Millennium Post

Repoll calls show AAP’s true grit

The fearless manner in which the Aam Aadmi Party has handled its nascent rise and stunning debut in the Delhi assembly elections as well as its steadfast refusal to share the throne of power with disgraced Congress in order to end the current impasse are both commendable acts in their own right. Not only has the Arvind Kejriwal-led infant party swept the seats cutting across identity politics based on class, caste, creed, language in the national capital, it has also shown the determination in being not swayed by the lure of power, even though it can form the government with outside support from the defeated Congress, which has won just eight seats. However, Kejriwal’s staunch dismissal of the Congress’ offer to prop it up has raised the political fraternity and media chatterati confused, probably because they are still unaccustomed to this unselfish mode of politics. Evidently, AAP has become the embodiment of excellent political entrepreneurship, given the spectacular success achieved by it in such a short span of time, riding the anti-incumbent mood of the nation. But their unwillingness to accept the mantle of government need not be seen as a reflection of their inability to assume power or deliver responsible governance. Instead, it could be seen as its setting stage for the next level of political participation, which is at the national, pan-Indian level.

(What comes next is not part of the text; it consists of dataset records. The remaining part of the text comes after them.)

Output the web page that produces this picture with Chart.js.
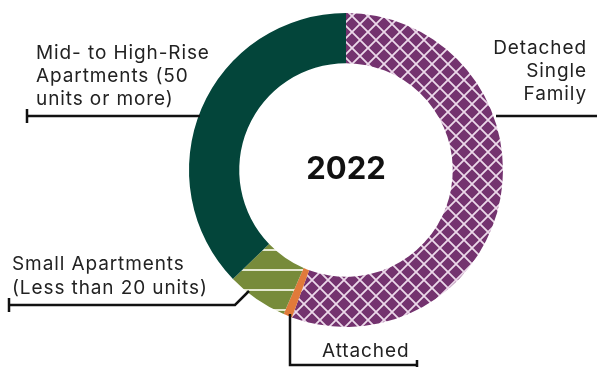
<!DOCTYPE html>
<html>
<head>
<meta charset="utf-8">
<script src="https://cdn.jsdelivr.net/npm/chart.js@4"></script>
<style>
  html, body { margin: 0; padding: 0; background: #fff; }
  #wrap { width: 597px; height: 368px; position: relative; }
</style>
</head>
<body>
<div id="wrap"><canvas id="c" width="597" height="368"></canvas></div>
<script>
const categories = ['Detached Single Family', 'Attached', 'Small Apartments (Less than 20 units)', 'Mid- to High-Rise Apartments (50 units or more)']
const shares = [55.6, 0.9, 6.3, 37.2]
const yearLabel = '2022'

const FONT = 'Inter, "Noto Sans", sans-serif'

function crossHatch() {
  const s = 16
  const c = document.createElement('canvas')
  c.width = s; c.height = s
  const g = c.getContext('2d')
  g.fillStyle = '#74336f'
  g.fillRect(0, 0, s, s)
  g.strokeStyle = '#ecd9ea'
  g.lineWidth = 1.8
  g.beginPath()
  g.moveTo(-2, -2); g.lineTo(s + 2, s + 2)
  g.moveTo(s + 2, -2); g.lineTo(-2, s + 2)
  g.stroke()
  return g.createPattern(c, 'repeat')
}

function stripes() {
  const s = 20
  const c = document.createElement('canvas')
  c.width = s; c.height = s
  const g = c.getContext('2d')
  g.fillStyle = '#778b3a'
  g.fillRect(0, 0, s, s)
  g.fillStyle = '#e4e8cf'
  g.fillRect(0, 9, s, 2)
  return g.createPattern(c, 'repeat')
}

// labels + leader lines
const callouts = {
  id: 'callouts',
  afterDraw(chart) {
    const ctx = chart.ctx
    const arc = chart.getDatasetMeta(0).data[0]
    const cx = arc.x, cy = arc.y
    ctx.save()
    ctx.fillStyle = '#111'
    ctx.textBaseline = 'middle'
    ctx.font = 'bold 31px ' + FONT
    ctx.textAlign = 'center'
    ctx.fillText(yearLabel, cx, cy)

    ctx.textBaseline = 'alphabetic'
    ctx.font = '19px ' + FONT
    ctx.letterSpacing = '0.9px'
    ctx.fillStyle = '#222'
    ctx.textAlign = 'left'
    ;['Mid- to High-Rise', 'Apartments (50', 'units or more)'].forEach((t, i) => ctx.fillText(t, 36, 59 + i * 23))
    ;['Small Apartments', '(Less than 20 units)'].forEach((t, i) => ctx.fillText(t, 12, 270 + i * 24))
    ctx.fillText('Attached', 322, 357)
    ctx.textAlign = 'right'
    ;['Detached', 'Single', 'Family'].forEach((t, i) => ctx.fillText(t, 587, 54 + i * 23))

    ctx.strokeStyle = '#111'
    ctx.lineWidth = 2.5
    ctx.beginPath()
    // mid-high
    ctx.moveTo(27, 116); ctx.lineTo(200, 116)
    ctx.moveTo(27, 109); ctx.lineTo(27, 123)
    // detached
    ctx.moveTo(496, 116); ctx.lineTo(597, 116)
    // small apts
    ctx.moveTo(9, 305); ctx.lineTo(235, 305); ctx.lineTo(249, 291)
    ctx.moveTo(9, 298); ctx.lineTo(9, 312)
    // attached
    ctx.moveTo(290, 314); ctx.lineTo(290, 365); ctx.lineTo(417, 365)
    ctx.moveTo(417, 360); ctx.lineTo(417, 367)
    ctx.stroke()
    ctx.restore()
  }
}

new Chart(document.getElementById('c'), {
  type: 'doughnut',
  data: {
    labels: categories,
    datasets: [{
      data: shares,
      backgroundColor: [crossHatch(), '#e07a3a', stripes(), '#03453a'],
      borderWidth: 0,
      hoverOffset: 0
    }]
  },
  options: {
    responsive: false,
    animation: false,
    cutout: '68%',
    layout: { padding: { top: 13, bottom: 41, left: 100, right: 5 } },
    plugins: {
      legend: { display: false },
      tooltip: { enabled: false }
    }
  },
  plugins: [callouts]
})
</script>
</body>
</html>
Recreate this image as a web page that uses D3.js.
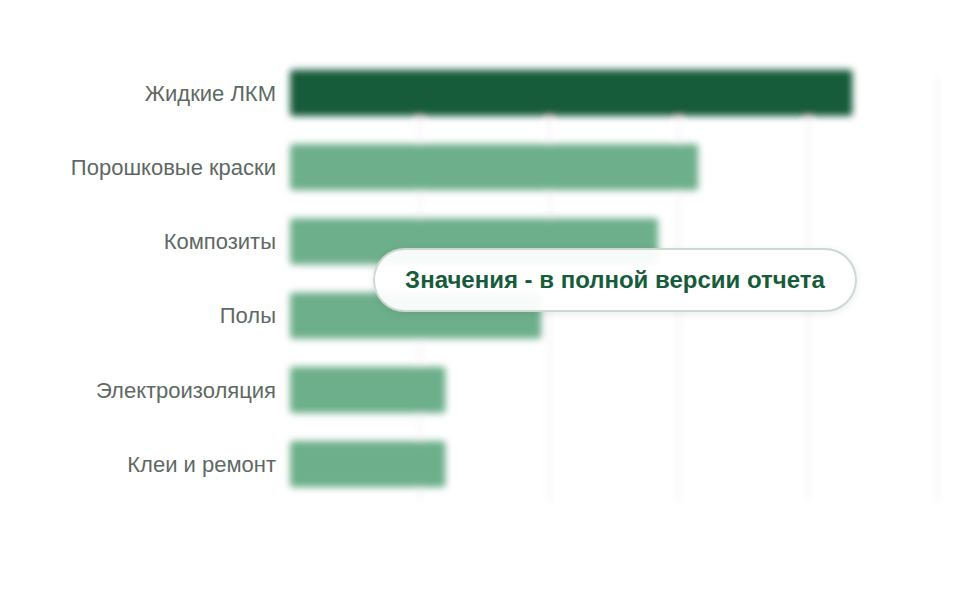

As the AAP victory rally in the national capital has demonstrated, the newborn party born on the common ground of delivering good governance as well as solving the pressing problems of the common man is already eyeing to take on both Congress and BJP at the national level in upcoming Lok Sabha elections. Even if their claims of bagging 150 seats don’t come true, still, theirs will be an experiment worth conducting and emulating. Not only is the country in dire need of a third alternative to the entrenched and hackneyed style of doing politics by the two major political camps, the rise of AAP is also a good omen for the ‘Federal Front’, which might now have an actual chance of seeing the day. Moreover, since the politics of AAP is more about a technocratic and citizen-oriented cleansing of the old system of caste and religion-based identity politics, an ambit that includes even most of the regional parties, attaching themselves to the cleaner badge of AAP would restore the lost credibility to some extent. In fact, that it would be a secular front with the promise of a good and corruption-free governance could very well become the reason behind a potential swing towards this now realisable third alternative.